Written by Brian Wood
Art by Garry Brown
Colors by Jordie Bellaire
Published by Dark Horse Comics
Is Brian Wood’s The Massive really approaching the 30th issue milestone… already? It didn’t seem long ago when Kristian Donaldson’s beautiful art was teasing the history of characters like Mag and Mary. The Massive looked to be the spiritual successor to DMZ back in early 2012. Timely, political, character driven, personal, and smart. This issue may just end up being the series’ climax of sorts, serving up the biggest revelation of the series and one that has been teased since the title’s announcement. As the moment plays out, I realize this is not the spiritual successor to DMZ… (Stuart Smalley voice) and that’s okay.
[*** Spoilers for The Massive #27 and the series as a whole to follow.***]
Issue 27 does not have a title, other than the third part (of six) of the “Ragnarok” arc, set to wrap up with #30. After an incredibly interesting, arguably slow, off-shoot arc featuring Mary, sexism, post-Crash logistics, and the power of necessities, it’s been great to see Wood dive back into the story of the new “Ninth Wave”. We’ve seen their background, formation, mission, crisis, schism, and now finally adaptation. This truly is a post-Crash version of the environmental group in more ways than one.

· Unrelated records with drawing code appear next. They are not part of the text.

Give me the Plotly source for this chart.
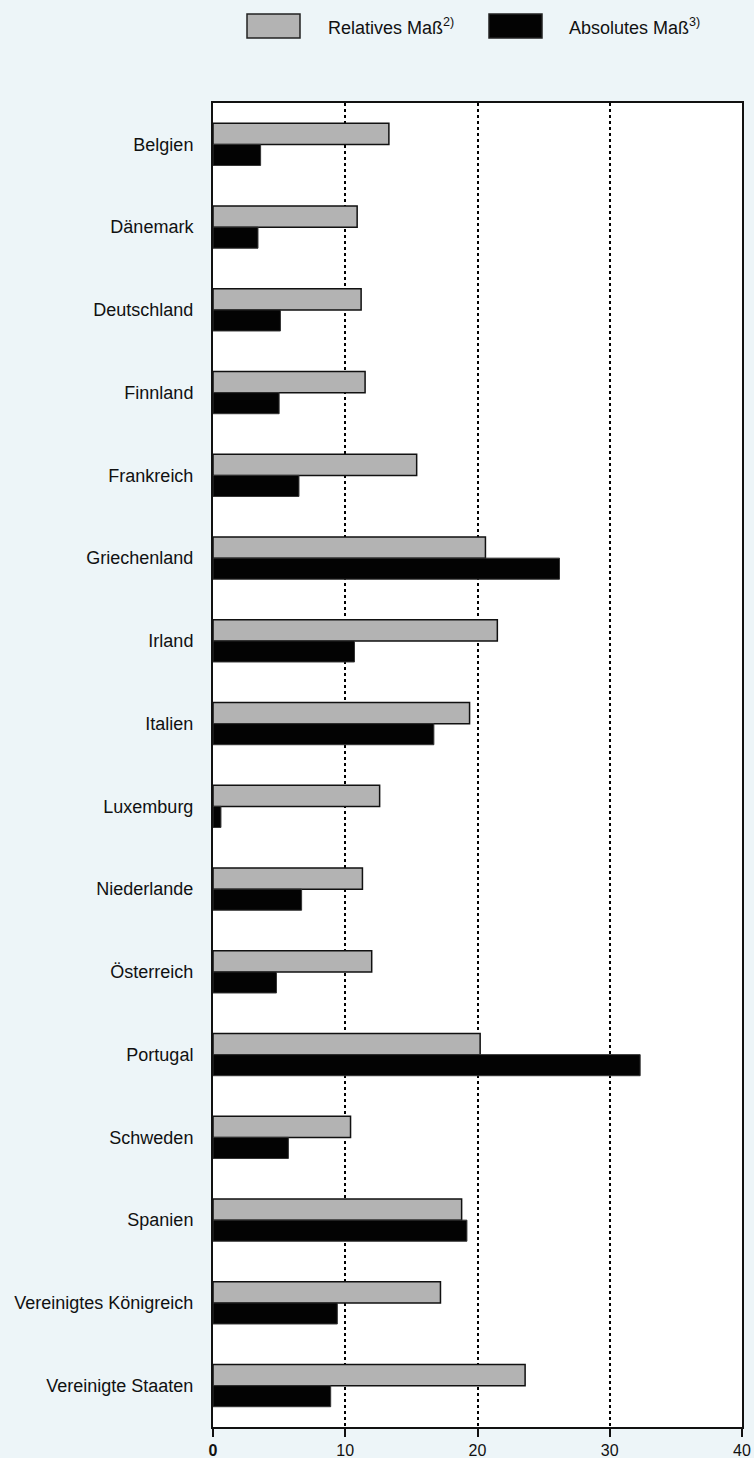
import plotly.graph_objects as go

countries = ["Belgien", "Dänemark", "Deutschland", "Finnland", "Frankreich",
             "Griechenland", "Irland", "Italien", "Luxemburg", "Niederlande",
             "Österreich", "Portugal", "Schweden", "Spanien",
             "Vereinigtes Königreich", "Vereinigte Staaten"]
relatives = [13.3, 10.9, 11.2, 11.5, 15.4, 20.6, 21.5, 19.4, 12.6, 11.3,
             12.0, 20.2, 10.4, 18.8, 17.2, 23.6]
absolutes = [3.6, 3.4, 5.1, 5.0, 6.5, 26.2, 10.7, 16.7, 0.6, 6.7,
             4.8, 32.3, 5.7, 19.2, 9.4, 8.9]
series_names = ["Relatives Maß<sup>2)</sup>", "Absolutes Maß<sup>3)</sup>"]
x_ticks = [0, 10, 20, 30, 40]
x_ticktext = ["<b>0</b>", "10", "20", "30", "40"]

BG = "#edf5f8"
FONT = "Liberation Sans, Arial, Helvetica, sans-serif"

fig = go.Figure()
fig.add_trace(go.Bar(y=countries, x=relatives, orientation="h", name=series_names[0],
                     marker=dict(color="#b3b3b3", line=dict(color="#111111", width=1.5))))
fig.add_trace(go.Bar(y=countries, x=absolutes, orientation="h", name=series_names[1],
                     marker=dict(color="#030303", line=dict(color="#333333", width=1))))

# legend drawn as boxes + text
legend_items = [
    (247, 300, 326, "#b3b3b3", series_names[0]),
    (489, 542, 567, "#030303", series_names[1]),
]
W, H = 754, 1458
L, R, T, B = 213, 12, 103, 31
pw, ph = W - L - R, H - T - B
for x0, x1, tx, col, name in legend_items:
    fig.add_shape(type="rect", xref="paper", yref="paper",
                  x0=(x0 - L) / pw, x1=(x1 - L) / pw,
                  y0=(H - B - 38) / ph, y1=(H - B - 14) / ph,
                  fillcolor=col, line=dict(color="#222222", width=1.5))
    fig.add_annotation(xref="paper", yref="paper", x=(tx - L) / pw, y=(H - B - 27) / ph,
                       text=name, showarrow=False, xanchor="left", yanchor="middle",
                       font=dict(family=FONT, size=18, color="#111111"))

fig.update_layout(
    width=W, height=H,
    margin=dict(l=L, r=R, t=T, b=B, autoexpand=False),
    paper_bgcolor=BG, plot_bgcolor="white",
    barmode="group", bargap=0.49, bargroupgap=0,
    showlegend=False,
    font=dict(family=FONT, size=18, color="#111111"),
)
fig.update_xaxes(range=[0, 40], tickvals=x_ticks, ticktext=x_ticktext,
                 ticks="outside", ticklen=8, tickwidth=1.5, tickcolor="#111111",
                 showgrid=True, gridcolor="#000000", griddash="dot", gridwidth=1.5,
                 showline=True, linecolor="#111111", linewidth=2, mirror=True,
                 zeroline=False, tickfont=dict(size=16), automargin=False)
fig.update_yaxes(autorange="reversed", showgrid=False, ticks="",
                 showline=True, linecolor="#111111", linewidth=2, mirror=True,
                 ticklabelstandoff=14, tickfont=dict(size=18), automargin=False)

fig.write_html("out.html", config={"displayModeBar": False},
               post_script="document.body.style.margin='0px';"
                           "document.body.style.overflow='hidden';"
                           "document.documentElement.style.overflow='hidden';")
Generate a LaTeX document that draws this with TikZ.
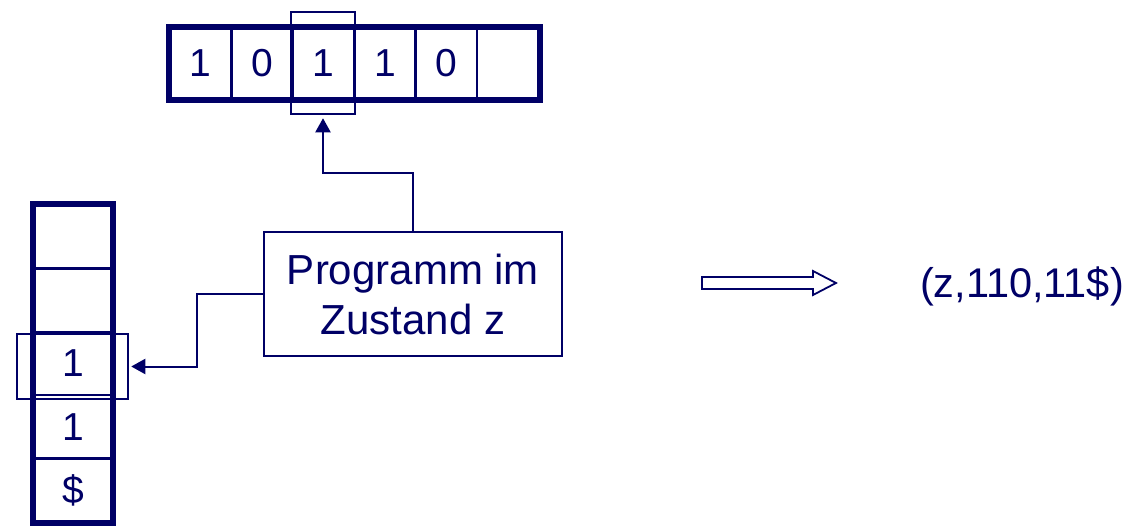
\documentclass[tikz,border=0pt]{standalone}
\usepackage{fontspec}
\setmainfont{Liberation Sans}
\usetikzlibrary{arrows.meta,calc}
\definecolor{navy}{RGB}{0,0,102}
\begin{document}
\begin{tikzpicture}[x=1pt,y=-1pt,
  every node/.style={text=navy},
  cell/.style={draw=navy,line width=2.5pt,inner sep=0pt,font=\fontsize{39}{44}\selectfont},
  tapecell/.style={cell,minimum width=61.4pt,minimum height=70pt},
  stackcell/.style={cell,minimum width=78pt,minimum height=63.4pt},
  frame/.style={draw=navy,line width=6pt},
  headbox/.style={draw=navy,line width=2.5pt,inner sep=0pt},
  conn/.style={draw=navy,line width=2pt,-{Triangle[length=14pt,width=15pt]}},
  prog/.style={draw=navy,line width=2pt,align=center,inner sep=0pt,
    minimum width=298pt,minimum height=124pt,font=\fontsize{42}{50}\selectfont}]
\useasboundingbox (0,0) rectangle (1128,527);

% tape
\foreach \s [count=\i] in {1,0,1,1,0,{}} {
  \node[tapecell] (t\i) at ({170+61.4*(\i-0.5)},63.5) {\s};
}
\draw[frame] (t1.north west) rectangle (t6.south east);
\node[headbox,minimum width=64pt,minimum height=102pt] (headT) at (323,63) {};

% stack
\foreach \s [count=\i] in {{},{},1,1,\$} {
  \node[stackcell] (s\i) at (73,{205+63.4*(\i-0.5)}) {\s};
}
\draw[frame] (s1.north west) rectangle (s5.south east);
\node[headbox,minimum width=111pt,minimum height=65pt] (headS) at (72.5,366.5) {};

% control unit
\node[prog] (p) at (413,294) {Programm im\\Zustand z};

\draw[conn] (p.north) -- (p.north |- 0,173) -| ([yshift=-3pt]headT.south);
\draw[conn] (p.west) -- (p.west -| 197,0) |- ([xshift=2pt]headS.east);

% transition arrow
\draw[navy,line width=1.8pt,line join=miter]
  (702,277) -- (813,277) -- (813,271) -- (836,283) -- (813,295) -- (813,289) -- (702,289) -- cycle;

\node[font=\fontsize{41.5}{48}\selectfont] (cfg) at (1022,286) {(z,110,11\$)};
\end{tikzpicture}
\end{document}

The revelation I referred to before may have been a misnomer. I’m not sure discovering something you’ve been searching forever for constitutes a revelation, then again it could very well be the definition itself. It starts where the previous comic left off: THE MASSIVE drifting into The Kapital in the middle of The Atlantic ocean. The Massive. Titular oceanic vessel staring our characters right in the face. As what’s left of the rag-tag “Ninth Wave” board (Mag is pissed he dumped all his weapons overboard) the mothership, the crew realizes this ship, this huge floating beast of a ship, is not abandoned. Not only that, but it is becoming a thriving example of what a post-Crash environmental movement can be. Something to aspire to. Turns out the members of the organization have been retrofitting the ship to… essentially a sustainable farm. They weren’t stranded at all, they were building a whole new way of surviving.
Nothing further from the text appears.